SET TASK: Extract everything from the first line through the line with "import pandas as pd", both ends included, except for any pictures.

MATERIAL:
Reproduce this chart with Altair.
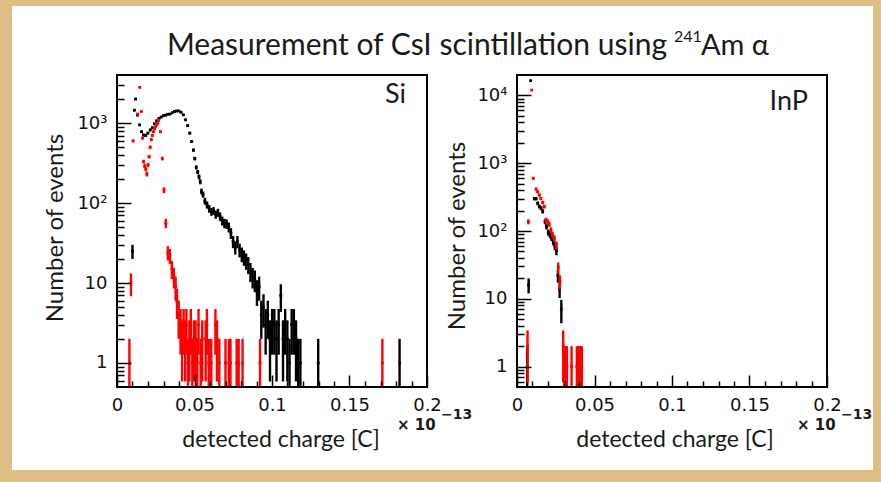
import altair as alt
import pandas as pd

# ---------------- data ----------------
# Si panel: detected charge (x 1e-13 C) and number of events per bin
si_black_q = [0.0100, 0.0112, 0.0120, 0.0132, 0.0146, 0.0159, 0.0171, 0.0185, 0.0199, 0.0214,
              0.0228, 0.0242, 0.0256, 0.0271, 0.0285, 0.0299, 0.0314, 0.0328, 0.0342, 0.0356,
              0.0371, 0.0385, 0.0399, 0.0413, 0.0428, 0.0442, 0.0456, 0.0470, 0.0482, 0.0493,
              0.0502, 0.0511, 0.0521, 0.0529, 0.0537, 0.0545, 0.0555, 0.0567, 0.0581, 0.0595,
              0.0609, 0.0623, 0.0637, 0.0651, 0.0665, 0.0679, 0.0693, 0.0707, 0.0721, 0.0735,
              0.0749, 0.0763, 0.0777, 0.0791, 0.0805, 0.0819, 0.0833, 0.0847, 0.0861, 0.0875,
              0.0889, 0.0903, 0.0917, 0.0931, 0.0945, 0.0959, 0.0973, 0.0987, 0.1001, 0.1015,
              0.1029, 0.1043, 0.1057, 0.1071, 0.1085, 0.1099, 0.1113, 0.1127, 0.1141, 0.1155,
              0.1169, 0.1183, 0.1298, 0.1823]
si_black_n = [25, 1450, 2000, 1260, 950, 780, 710, 700, 750, 820,
              875, 980, 1070, 1150, 1190, 1240, 1260, 1290, 1300, 1350,
              1400, 1420, 1420, 1370, 1270, 1100, 930, 750, 590, 460,
              360, 280, 245, 213, 185, 140, 128, 106, 95, 85,
              78, 80, 72, 76, 68, 60, 56, 55, 50, 42,
              33, 28, 33, 26, 23, 21, 19, 17, 14, 12,
              11, 8, 9, 4, 5, 3, 4, 2, 3, 3,
              2, 3, 7, 2, 3, 2, 1, 3, 3, 2,
              1, 1, 1, 1]
si_red_q = [0.0080, 0.0090, 0.0104, 0.0133, 0.0147, 0.0157, 0.0165, 0.0172, 0.0179, 0.0186,
            0.0193, 0.0200, 0.0207, 0.0214, 0.0221, 0.0228, 0.0235, 0.0242, 0.0249, 0.0256,
            0.0263, 0.0268, 0.0280, 0.0292, 0.0303, 0.0315, 0.0328, 0.0341, 0.0354, 0.0367,
            0.0378, 0.0387, 0.0398, 0.0410, 0.0420, 0.0430, 0.0440, 0.0448, 0.0458, 0.0467,
            0.0476, 0.0486, 0.0496, 0.0507, 0.0518, 0.0526, 0.0540, 0.0550, 0.0572, 0.0580,
            0.0592, 0.0608, 0.0635, 0.0645, 0.0660, 0.0700, 0.0722, 0.0732, 0.0772, 0.0785,
            0.0810, 0.0923, 0.1712]
si_red_n = [1, 10, 600, 1300, 2800, 1400, 650, 330, 290, 265,
            230, 300, 380, 500, 620, 700, 780, 850, 910, 960,
            1000, 1080, 780, 360, 145, 56, 24, 22, 15, 12,
            9, 6, 4, 3, 2, 3, 2, 3, 1, 2,
            3, 1, 2, 2, 1, 3, 1, 2, 2, 3,
            1, 1, 3, 2, 1, 1, 1, 1, 1, 1,
            1, 1, 1]

# InP panel
inp_black_q = [0.0066, 0.0075, 0.0088, 0.0112, 0.0123, 0.0134, 0.0144, 0.0155, 0.0166, 0.0181,
               0.0191, 0.0202, 0.0213, 0.0223, 0.0234, 0.0244, 0.0254, 0.0264, 0.0275, 0.0286,
               0.0405]
inp_black_n = [1, 16, 16500, 300, 300, 256, 230, 218, 195, 137,
               116, 95, 88, 80, 70, 60, 51, 22, 14, 7,
               1]
inp_red_q = [0.0068, 0.0073, 0.0095, 0.0105, 0.0123, 0.0133, 0.0144, 0.0154, 0.0166, 0.0176,
             0.0187, 0.0198, 0.0208, 0.0219, 0.0230, 0.0241, 0.0254, 0.0266, 0.0277, 0.0298,
             0.0306, 0.0314, 0.0322, 0.0352, 0.0386, 0.0394, 0.0402, 0.0410, 0.0418]
inp_red_n = [2, 137, 12000, 600, 415, 380, 340, 303, 263, 229,
             145, 137, 126, 103, 87, 78, 62, 29, 18, 2,
             1, 1, 1, 1, 1, 1, 1, 1, 1]

# axis ticks / labels
x_label_values = [0, 0.05, 0.1, 0.15, 0.2]
x_tick_values = [0, 0.01, 0.02, 0.03, 0.04, 0.05, 0.06, 0.07, 0.08, 0.09, 0.1,
                 0.11, 0.12, 0.13, 0.14, 0.15, 0.16, 0.17, 0.18, 0.19, 0.2]
si_y_ticks = [0.6, 0.7, 0.8, 0.9, 1, 2, 3, 4, 5, 6, 7, 8, 9, 10, 20, 30, 40, 50, 60, 70, 80, 90,
              100, 200, 300, 400, 500, 600, 700, 800, 900, 1000, 2000, 3000]
inp_y_ticks = [0.6, 0.7, 0.8, 0.9, 1, 2, 3, 4, 5, 6, 7, 8, 9, 10, 20, 30, 40, 50, 60, 70, 80, 90,
               100, 200, 300, 400, 500, 600, 700, 800, 900, 1000, 2000, 3000, 4000, 5000, 6000,
               7000, 8000, 9000, 10000]
si_y_labels = [1, 10, 100, 1000]
inp_y_labels = [1, 10, 100, 1000, 10000]

# ---------------- layout constants ----------------
W, H = 310, 312
BEIGE = "#DDBE85"
TXT = "#1a1a1a"
LABEL_FONT = "DejaVu Sans"
TITLE_FONT = "Lato"

Y_LABEL_EXPR = ("datum.value < 5 ? '1\u2002' : datum.value < 50 ? '10\u2002' : "
                "datum.value < 500 ? '10\u00b2' : datum.value < 5000 ? '10\u00b3' : '10\u2074'")


def make_df(bq, bn, rq, rn):
    rows = []
    for s, qs, ns in (("black", bq, bn), ("red", rq, rn)):
        for q, n in zip(qs, ns):
            e = n ** 0.5
            rows.append({"q": q, "n": n, "lo": max(n - e, 0.5), "hi": n + e, "s": s})
    return pd.DataFrame(rows)


one = pd.DataFrame({"k": [0]})


def txt(text, x, y, size, font, align="left", angle=0, baseline="alphabetic",
        color=TXT, weight="normal"):
    return alt.Chart(one).mark_text(
        text=text, align=align, baseline=baseline, fontSize=size, font=font,
        angle=angle, color=color, fontWeight=weight
    ).encode(x=alt.value(x), y=alt.value(y))


def panel(df, ydom, yticks, ylabvals, texts, background=None):
    xs = alt.Scale(domain=[0, 0.2], nice=False, zero=False)
    ys = alt.Scale(type="log", domain=ydom, nice=False)
    base = alt.Chart(df)

    label_axes = base.mark_point(opacity=0).encode(
        x=alt.X("q:Q", scale=xs, axis=alt.Axis(
            orient="bottom", values=x_label_values, format="~g", ticks=False, domain=False,
            grid=False, labelFont=LABEL_FONT, labelFontSize=18, labelColor="#111",
            labelPadding=9, labelFlush=False, labelOverlap=False, title=None, zindex=1)),
        y=alt.Y("n:Q", scale=ys, axis=alt.Axis(
            orient="left", values=ylabvals, labelExpr=Y_LABEL_EXPR, ticks=False,
            domain=False, grid=False, labelFont=LABEL_FONT, labelFontSize=18,
            labelColor="#111", labelPadding=10, labelOverlap=False, title=None, zindex=1)),
    )
    tick_axes = base.mark_point(opacity=0).encode(
        x=alt.X("q:Q", scale=xs, axis=alt.Axis(
            orient="top", offset=-H, values=x_tick_values, labels=False, domain=False,
            grid=False, tickColor="black", tickWidth=1.5,
            tickSize={"condition": {"test": "abs(datum.value*20 - round(datum.value*20)) < 0.001",
                                    "value": 12}, "value": 6},
            title=None, zindex=1)),
        y=alt.Y("n:Q", scale=ys, axis=alt.Axis(
            orient="right", offset=-W, values=yticks, labels=False, domain=False,
            grid=False, tickColor="black", tickWidth=1.5,
            tickSize={"condition": {"test": "abs(log(datum.value)/LN10 - round(log(datum.value)/LN10)) < 0.001",
                                    "value": 14}, "value": 7},
            title=None, zindex=1)),
    )

    def series(name, color):
        sel = base.transform_filter(alt.datum.s == name)
        rules = sel.mark_rule(strokeWidth=2.4, color=color, clip=True).encode(
            x=alt.X("q:Q", scale=xs, axis=None),
            y=alt.Y("lo:Q", scale=ys, axis=None),
            y2="hi:Q",
        )
        pts = sel.mark_square(size=8, color=color, opacity=1, clip=True).encode(
            x=alt.X("q:Q", scale=xs, axis=None),
            y=alt.Y("n:Q", scale=ys, axis=None),
        )
        return [rules, pts]

    frame = alt.Chart(one).mark_rect(fillOpacity=0, stroke="black", strokeWidth=2).encode(
        x=alt.value(0), x2=alt.value(W), y=alt.value(0), y2=alt.value(H))

    layers = []
    if background is not None:
        layers.append(background)
    layers += [label_axes, tick_axes]
    layers += series("black", "#000000")
    layers += series("red", "#ff0000")
    layers.append(frame)
    layers += texts
    return alt.layer(*layers).resolve_axis(x="independent", y="independent").properties(
        width=W, height=H)


white_bg = alt.Chart(one).mark_rect(color="white").encode(
    x=alt.value(-105), x2=alt.value(756), y=alt.value(-69), y2=alt.value(395))

p1_texts = [
    txt("Measurement of CsI scintillation using", 550, -20, 30, TITLE_FONT, align="right"),
    txt("241", 557, -33, 16, TITLE_FONT),
    txt("Am \u03b1", 584, -20, 29, TITLE_FONT),
    txt("Si", 289, 28, 27, TITLE_FONT, align="right"),
    txt("Number of events", -61, 153, 24, TITLE_FONT, align="center", angle=270, baseline="middle"),
    txt("detected charge [C]", 164, 372, 23, TITLE_FONT, align="center"),
    txt("\u00d7 10", 280, 355, 15, LABEL_FONT, weight="bold"),
    txt("\u221213", 324, 344, 14, LABEL_FONT, weight="bold"),
]
p2_texts = [
    txt("InP", 291, 35, 27, TITLE_FONT, align="right"),
    txt("Number of events", -59, 161, 24, TITLE_FONT, align="center", angle=270, baseline="middle"),
    txt("detected charge [C]", 158, 372, 23, TITLE_FONT, align="center"),
    txt("\u00d7 10", 280, 355, 15, LABEL_FONT, weight="bold"),
    txt("\u221213", 324, 344, 14, LABEL_FONT, weight="bold"),
]

p1 = panel(make_df(si_black_q, si_black_n, si_red_q, si_red_n), [0.5, 4000],
           si_y_ticks, si_y_labels, p1_texts, background=white_bg)
p2 = panel(make_df(inp_black_q, inp_black_n, inp_red_q, inp_red_n), [0.5, 20000],
           inp_y_ticks, inp_y_labels, p2_texts)

chart = alt.hconcat(p1, p2, spacing=90, bounds="flush").properties(
    background=BEIGE,
    padding={"left": 12, "top": 6, "right": 8, "bottom": 12},
).configure_view(strokeWidth=0)

chart.save("out.html", embed_options={"renderer": "svg", "actions": False})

FINISHED ANSWER:
Reproduce this chart with Altair.
import altair as alt
import pandas as pd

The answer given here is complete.